[PROVIDED DATA]:

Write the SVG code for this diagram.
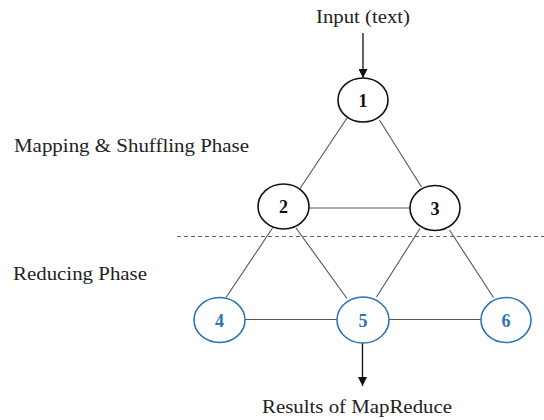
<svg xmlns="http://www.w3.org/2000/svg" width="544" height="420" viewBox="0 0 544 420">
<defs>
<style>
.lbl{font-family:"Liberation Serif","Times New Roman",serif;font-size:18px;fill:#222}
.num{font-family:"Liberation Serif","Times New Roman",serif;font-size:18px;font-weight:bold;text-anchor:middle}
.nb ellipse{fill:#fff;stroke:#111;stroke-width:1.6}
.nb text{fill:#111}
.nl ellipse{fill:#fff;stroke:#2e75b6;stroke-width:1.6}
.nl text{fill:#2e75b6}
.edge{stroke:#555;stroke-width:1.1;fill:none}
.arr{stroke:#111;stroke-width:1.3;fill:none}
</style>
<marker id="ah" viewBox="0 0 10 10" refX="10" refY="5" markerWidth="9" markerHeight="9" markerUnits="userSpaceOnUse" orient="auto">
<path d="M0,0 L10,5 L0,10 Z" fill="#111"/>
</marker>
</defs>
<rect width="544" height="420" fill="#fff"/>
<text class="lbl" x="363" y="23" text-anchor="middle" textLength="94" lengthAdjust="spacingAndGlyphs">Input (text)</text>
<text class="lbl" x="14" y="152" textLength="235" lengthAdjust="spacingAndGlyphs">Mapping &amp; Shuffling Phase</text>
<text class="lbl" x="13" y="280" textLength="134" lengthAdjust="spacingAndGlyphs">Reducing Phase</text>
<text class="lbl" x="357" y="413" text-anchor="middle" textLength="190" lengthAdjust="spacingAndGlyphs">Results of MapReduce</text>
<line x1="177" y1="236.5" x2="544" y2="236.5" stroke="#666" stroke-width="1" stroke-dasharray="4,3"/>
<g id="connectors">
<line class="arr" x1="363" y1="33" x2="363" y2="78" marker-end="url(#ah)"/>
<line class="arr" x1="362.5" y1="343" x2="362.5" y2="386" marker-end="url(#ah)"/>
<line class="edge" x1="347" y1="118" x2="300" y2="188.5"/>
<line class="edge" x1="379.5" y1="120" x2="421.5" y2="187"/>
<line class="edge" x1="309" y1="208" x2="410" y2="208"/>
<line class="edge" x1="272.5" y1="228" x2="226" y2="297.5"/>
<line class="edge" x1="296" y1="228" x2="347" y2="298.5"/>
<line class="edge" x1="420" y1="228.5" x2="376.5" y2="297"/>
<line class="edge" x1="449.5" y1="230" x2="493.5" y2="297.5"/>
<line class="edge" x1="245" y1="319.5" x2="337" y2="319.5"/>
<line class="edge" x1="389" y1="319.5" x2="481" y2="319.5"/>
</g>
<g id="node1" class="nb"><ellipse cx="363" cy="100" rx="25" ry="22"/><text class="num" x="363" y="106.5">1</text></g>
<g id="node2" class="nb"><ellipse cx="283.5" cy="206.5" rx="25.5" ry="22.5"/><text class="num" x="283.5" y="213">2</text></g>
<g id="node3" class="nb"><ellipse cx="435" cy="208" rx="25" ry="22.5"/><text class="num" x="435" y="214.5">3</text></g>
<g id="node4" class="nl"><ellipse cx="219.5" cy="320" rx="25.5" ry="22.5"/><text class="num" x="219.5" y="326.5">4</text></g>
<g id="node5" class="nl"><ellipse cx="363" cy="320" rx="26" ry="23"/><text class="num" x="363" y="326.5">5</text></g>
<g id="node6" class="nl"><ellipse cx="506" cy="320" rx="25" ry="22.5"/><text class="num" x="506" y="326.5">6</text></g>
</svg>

[TASK GOAL]:
Quote each line of the listing exactly, but leave the pictures out.

[FULL ANSWER]:
Write the SVG code for this diagram.
<svg xmlns="http://www.w3.org/2000/svg" width="544" height="420" viewBox="0 0 544 420">
<defs>
<style>
.lbl{font-family:"Liberation Serif","Times New Roman",serif;font-size:18px;fill:#222}
.num{font-family:"Liberation Serif","Times New Roman",serif;font-size:18px;font-weight:bold;text-anchor:middle}
.nb ellipse{fill:#fff;stroke:#111;stroke-width:1.6}
.nb text{fill:#111}
.nl ellipse{fill:#fff;stroke:#2e75b6;stroke-width:1.6}
.nl text{fill:#2e75b6}
.edge{stroke:#555;stroke-width:1.1;fill:none}
.arr{stroke:#111;stroke-width:1.3;fill:none}
</style>
<marker id="ah" viewBox="0 0 10 10" refX="10" refY="5" markerWidth="9" markerHeight="9" markerUnits="userSpaceOnUse" orient="auto">
<path d="M0,0 L10,5 L0,10 Z" fill="#111"/>
</marker>
</defs>
<rect width="544" height="420" fill="#fff"/>
<text class="lbl" x="363" y="23" text-anchor="middle" textLength="94" lengthAdjust="spacingAndGlyphs">Input (text)</text>
<text class="lbl" x="14" y="152" textLength="235" lengthAdjust="spacingAndGlyphs">Mapping &amp; Shuffling Phase</text>
<text class="lbl" x="13" y="280" textLength="134" lengthAdjust="spacingAndGlyphs">Reducing Phase</text>
<text class="lbl" x="357" y="413" text-anchor="middle" textLength="190" lengthAdjust="spacingAndGlyphs">Results of MapReduce</text>
<line x1="177" y1="236.5" x2="544" y2="236.5" stroke="#666" stroke-width="1" stroke-dasharray="4,3"/>
<g id="connectors">
<line class="arr" x1="363" y1="33" x2="363" y2="78" marker-end="url(#ah)"/>
<line class="arr" x1="362.5" y1="343" x2="362.5" y2="386" marker-end="url(#ah)"/>
<line class="edge" x1="347" y1="118" x2="300" y2="188.5"/>
<line class="edge" x1="379.5" y1="120" x2="421.5" y2="187"/>
<line class="edge" x1="309" y1="208" x2="410" y2="208"/>
<line class="edge" x1="272.5" y1="228" x2="226" y2="297.5"/>
<line class="edge" x1="296" y1="228" x2="347" y2="298.5"/>
<line class="edge" x1="420" y1="228.5" x2="376.5" y2="297"/>
<line class="edge" x1="449.5" y1="230" x2="493.5" y2="297.5"/>
<line class="edge" x1="245" y1="319.5" x2="337" y2="319.5"/>
<line class="edge" x1="389" y1="319.5" x2="481" y2="319.5"/>
</g>
<g id="node1" class="nb"><ellipse cx="363" cy="100" rx="25" ry="22"/><text class="num" x="363" y="106.5">1</text></g>
<g id="node2" class="nb"><ellipse cx="283.5" cy="206.5" rx="25.5" ry="22.5"/><text class="num" x="283.5" y="213">2</text></g>
<g id="node3" class="nb"><ellipse cx="435" cy="208" rx="25" ry="22.5"/><text class="num" x="435" y="214.5">3</text></g>
<g id="node4" class="nl"><ellipse cx="219.5" cy="320" rx="25.5" ry="22.5"/><text class="num" x="219.5" y="326.5">4</text></g>
<g id="node5" class="nl"><ellipse cx="363" cy="320" rx="26" ry="23"/><text class="num" x="363" y="326.5">5</text></g>
<g id="node6" class="nl"><ellipse cx="506" cy="320" rx="25" ry="22.5"/><text class="num" x="506" y="326.5">6</text></g>
</svg>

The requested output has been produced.